US judge has ruled that Donald Trump and his company fraudulently misrepresented his wealth for years while building the real estate empire that catapulted him to fame.
Judge Arthur Engoron ruled that the former US president fraudulently inflated his wealth by up to $3.6bn to get cheap loans, ahead of a trial due to start next Monday.
Issuing a ruling in the civil case, brought by the New York Attorney General’s office, that Trump had made false and misleading valuations for multiple real estate assets in statements to insurers and banks.
The attorney general, Letitia James, has said assets whose values were inflated included Trump’s Mar-a-Lago estate in Florida, his penthouse apartment in Manhattan’s Trump Tower, and various office buildings and golf courses.
She has said he inflated his net worth by as much as $2.23 billion, and by one measure as much as $3.6 billion (£2.96bn).
Judge Engoron said Ms James had established liability for false valuations of several properties, including Mar-a-Lago, and criticised Trump for offering defences in a deposition that were “wholly without basis in law or fact.”

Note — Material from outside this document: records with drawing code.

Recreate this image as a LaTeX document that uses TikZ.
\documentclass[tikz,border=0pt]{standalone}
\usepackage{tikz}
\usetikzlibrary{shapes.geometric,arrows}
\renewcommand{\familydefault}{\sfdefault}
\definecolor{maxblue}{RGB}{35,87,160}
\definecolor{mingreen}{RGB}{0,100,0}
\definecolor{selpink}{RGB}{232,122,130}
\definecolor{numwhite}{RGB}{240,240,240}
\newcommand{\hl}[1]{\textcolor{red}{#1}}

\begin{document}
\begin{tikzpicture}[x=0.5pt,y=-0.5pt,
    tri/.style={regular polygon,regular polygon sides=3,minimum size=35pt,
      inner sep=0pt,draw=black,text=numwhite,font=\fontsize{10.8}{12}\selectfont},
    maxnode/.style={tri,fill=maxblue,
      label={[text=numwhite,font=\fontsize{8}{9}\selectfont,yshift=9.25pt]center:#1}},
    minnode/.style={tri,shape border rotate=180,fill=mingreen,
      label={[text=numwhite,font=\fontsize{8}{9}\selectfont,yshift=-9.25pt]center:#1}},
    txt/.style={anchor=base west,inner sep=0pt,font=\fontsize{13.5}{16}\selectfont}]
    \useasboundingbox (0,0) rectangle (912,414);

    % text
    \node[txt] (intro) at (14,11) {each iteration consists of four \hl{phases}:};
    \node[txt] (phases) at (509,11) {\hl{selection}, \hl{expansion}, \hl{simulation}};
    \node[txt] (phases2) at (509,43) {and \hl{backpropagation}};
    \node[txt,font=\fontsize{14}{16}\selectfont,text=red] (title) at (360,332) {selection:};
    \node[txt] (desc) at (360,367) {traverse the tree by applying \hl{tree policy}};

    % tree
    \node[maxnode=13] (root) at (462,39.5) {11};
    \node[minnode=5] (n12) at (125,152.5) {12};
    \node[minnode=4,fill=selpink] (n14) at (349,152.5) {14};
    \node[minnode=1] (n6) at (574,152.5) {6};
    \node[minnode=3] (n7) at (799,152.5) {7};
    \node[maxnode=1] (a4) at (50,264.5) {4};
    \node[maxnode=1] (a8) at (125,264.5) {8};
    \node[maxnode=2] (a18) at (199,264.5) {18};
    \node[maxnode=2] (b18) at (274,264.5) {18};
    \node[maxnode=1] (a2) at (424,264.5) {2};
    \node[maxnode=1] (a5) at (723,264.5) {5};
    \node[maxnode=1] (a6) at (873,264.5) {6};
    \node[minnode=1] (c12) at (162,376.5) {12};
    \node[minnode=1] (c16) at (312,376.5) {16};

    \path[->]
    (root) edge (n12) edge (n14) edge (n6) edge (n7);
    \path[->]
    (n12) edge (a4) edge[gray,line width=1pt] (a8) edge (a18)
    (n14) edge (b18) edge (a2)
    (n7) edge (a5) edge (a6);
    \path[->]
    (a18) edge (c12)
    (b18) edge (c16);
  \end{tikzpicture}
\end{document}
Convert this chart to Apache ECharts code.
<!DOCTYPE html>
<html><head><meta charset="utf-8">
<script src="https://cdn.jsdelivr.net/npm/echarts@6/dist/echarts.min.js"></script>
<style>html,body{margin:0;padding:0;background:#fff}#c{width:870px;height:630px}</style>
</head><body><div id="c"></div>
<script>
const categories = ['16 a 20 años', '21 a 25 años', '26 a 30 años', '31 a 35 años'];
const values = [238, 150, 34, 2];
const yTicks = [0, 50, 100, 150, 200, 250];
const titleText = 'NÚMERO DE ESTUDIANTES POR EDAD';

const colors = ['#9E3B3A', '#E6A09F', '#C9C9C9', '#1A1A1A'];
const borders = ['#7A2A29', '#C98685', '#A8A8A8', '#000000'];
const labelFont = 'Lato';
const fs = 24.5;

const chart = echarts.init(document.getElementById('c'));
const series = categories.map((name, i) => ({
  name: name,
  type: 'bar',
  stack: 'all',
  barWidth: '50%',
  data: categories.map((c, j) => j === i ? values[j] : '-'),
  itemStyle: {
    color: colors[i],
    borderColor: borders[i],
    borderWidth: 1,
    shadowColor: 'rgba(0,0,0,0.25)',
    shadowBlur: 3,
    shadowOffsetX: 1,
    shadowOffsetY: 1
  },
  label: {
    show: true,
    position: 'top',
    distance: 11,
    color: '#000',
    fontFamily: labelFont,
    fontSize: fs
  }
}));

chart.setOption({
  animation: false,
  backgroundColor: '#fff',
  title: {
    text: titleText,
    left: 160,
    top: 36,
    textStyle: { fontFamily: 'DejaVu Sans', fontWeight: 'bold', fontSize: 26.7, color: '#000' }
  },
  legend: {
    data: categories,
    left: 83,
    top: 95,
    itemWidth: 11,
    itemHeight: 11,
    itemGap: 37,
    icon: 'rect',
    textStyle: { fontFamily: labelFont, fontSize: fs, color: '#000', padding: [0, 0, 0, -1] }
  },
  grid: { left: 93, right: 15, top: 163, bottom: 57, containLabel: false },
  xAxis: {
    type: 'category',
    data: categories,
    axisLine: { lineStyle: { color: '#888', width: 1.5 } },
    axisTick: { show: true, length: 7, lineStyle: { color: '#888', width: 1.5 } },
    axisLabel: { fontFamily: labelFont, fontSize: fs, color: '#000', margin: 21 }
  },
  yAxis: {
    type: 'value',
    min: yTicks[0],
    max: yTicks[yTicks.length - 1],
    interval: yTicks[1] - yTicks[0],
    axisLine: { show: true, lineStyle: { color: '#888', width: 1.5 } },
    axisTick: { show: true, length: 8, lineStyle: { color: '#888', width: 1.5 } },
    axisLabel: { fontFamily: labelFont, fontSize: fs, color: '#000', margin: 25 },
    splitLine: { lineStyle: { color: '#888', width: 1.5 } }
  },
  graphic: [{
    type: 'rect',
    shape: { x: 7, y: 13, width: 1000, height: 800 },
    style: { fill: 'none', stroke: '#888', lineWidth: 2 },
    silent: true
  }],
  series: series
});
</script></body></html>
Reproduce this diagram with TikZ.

“The documents here clearly contain fraudulent valuations that defendants used in business,” the judge wrote.
He added: “He claims that if the values of the property have gone up in the years since the (financial statements) were submitted, then the numbers were not inflated at that time.
“He also seems to imply that the numbers cannot be inflated because he could find a ‘buyer from Saudi Arabia’ to pay any price he suggests.”
A trial is scheduled for October 2, and could last well into December.
In the meantime, the judge ordered Trump’s company to cancel its New York business certificates.
It represents a major blow to Trump, whose lawyers had sought to persuade the judge to throw out the case.
Ms James’s lawsuit seeks a fine of roughly $250 million and to remove the Trump family from leading the Trump Organization.
But Trump, the frontrunner for the Republican nomination for the 2024 presidential race, has accused Ms James, a Democrat, of political persecution.